Trash drafting acknowledges some key and often missing concepts essential for effective writing instruction.
First, drafts of writing are valuable as a process toward a public draft (for students, toward a draft to be submitted for feedback and/or evaluation), but exact elements of those drafts need not be in that final version intact, or verbatim.
Trash drafting, I think, is an effective metaphor that better captures the hardest aspects of discovery drafting (specifically for students, abandonment).
Process portfolios, however, can provide structures that allow students to display the trash drafts without those drafts bearing the weight of assessment/evaluation; students can receive blanket credit for drafting (a check, etc.) without fear of points being deducted, without the pressure of correctness/perfection.
Another key element of May’s thread is that she has control of the trash drafts in terms of what she eventually submits for feedback. Students are rarely afforded this level of control, purpose, and autonomy.
Trash drafting places the responsibility for drafting on the student (when the draft is seen by someone else) and not the teacher, helping shift the role of the student toward being a writer.
For example, one of the most harmful traditional approaches to the writing process in formal schooling is requiring students to submit a draft introduction and thesis before they are allowed to draft the essay. This structure ignores the value of trash/discovery drafting, and it creates yet another tyranny for the student—the need to write the essay approved even if during the drafting the student realizes a better and different essay.
As a first-year writing professor, I always start essay conferences by asking if this is the essay the student wants to revise; if it is not, we abandon, and brainstorm a replacement essay.
Since May is a professional writer and novelist, I have been thinking about how trash drafting looks in the formal class setting where students are more often than not writing nonfiction essays.
As one option for drafting and brainstorming I suggest allowing or encouraging struggling writers to produce a trash draft that is an essay about the essay the student is considering.
For example, starting as rudimentary as “In this essay, I want to …”. As well the teacher should suggest that the student include some musing about ways to open the essay, examples or evidence to include, and how to end the essay.
This approach has no pressure for grading, correctness, and it allows the students a space and process for writing to a place where the student can draft the actual essay.

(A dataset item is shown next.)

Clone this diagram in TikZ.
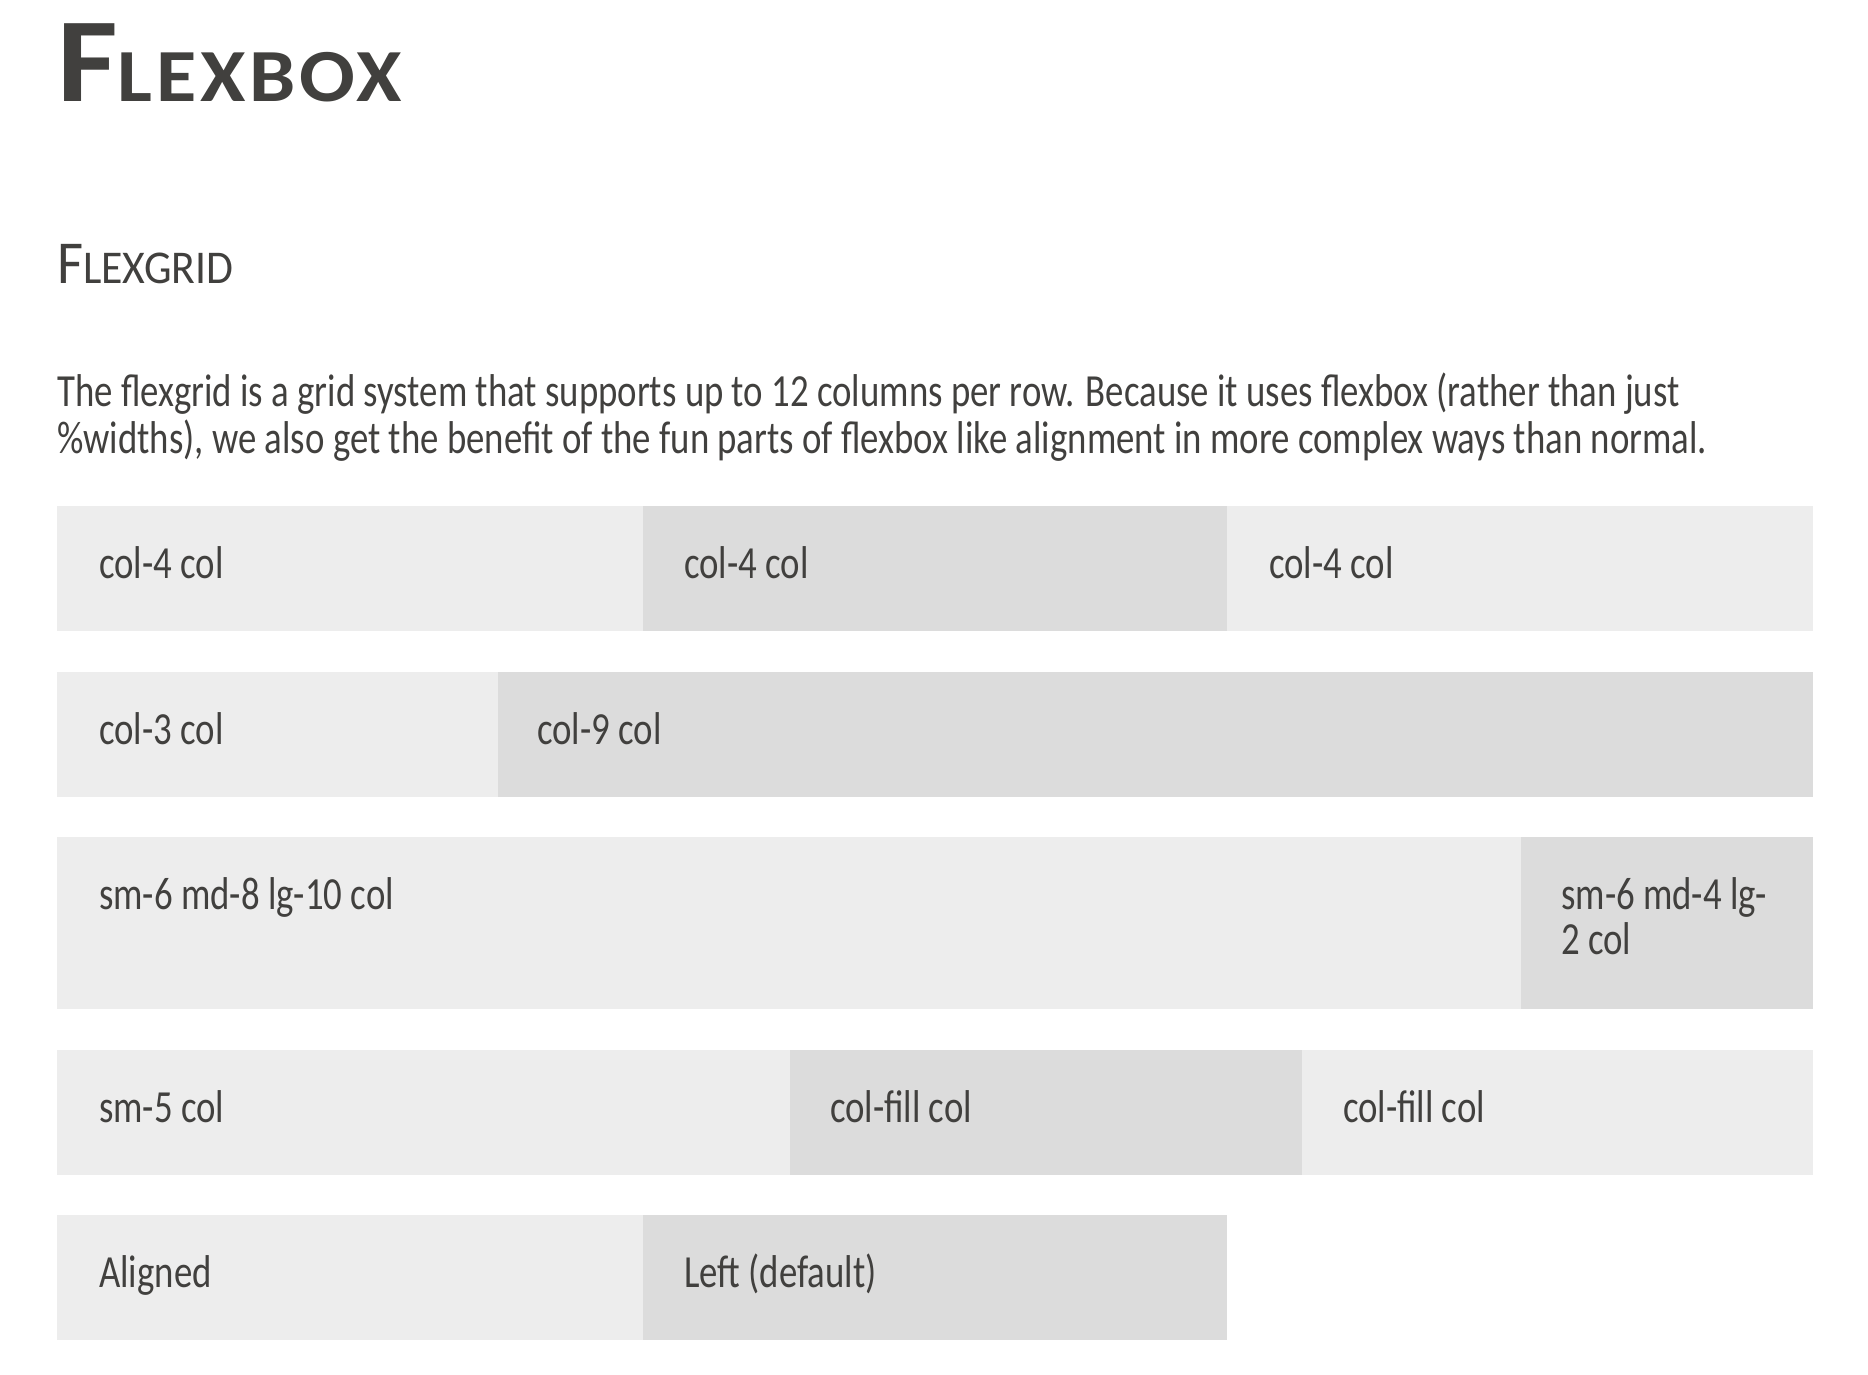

It is important for teachers of writing to recognize and value that the act of writing is the act of thinking. Trash/discovery drafts may not produce the text of an essay, but they are likely to crystalize the thinking a student needs in order to write well.
Again, as LaBrant argues:
All writing that is worth putting on paper is creative in that it is made by the writer and is his own product…. Again there may be those who will infer that I am advocating no correction, no emphasis on form. The opposite is really true. The reason for clarity, for approved usage, for attractive form, for organization, lies in the fact that these are means to the communication of something important. (p. 126)
LaBrant, L. (1946). Teaching high-school students to write. English Journal, 35(3), 123–128. Stable URL: http://www.jstor.org/stable/806777
Many will view May as a “creative writer” and ignore, see LaBrant above, that all writing is creative—and thus idiosyncratic in how it comes to be.
Embracing May’s trash drafting and reinforcing a healthier approach to correctness and perfection are likely to improve both how we teach writing and the writing our students choose eventually to submit for our feedback.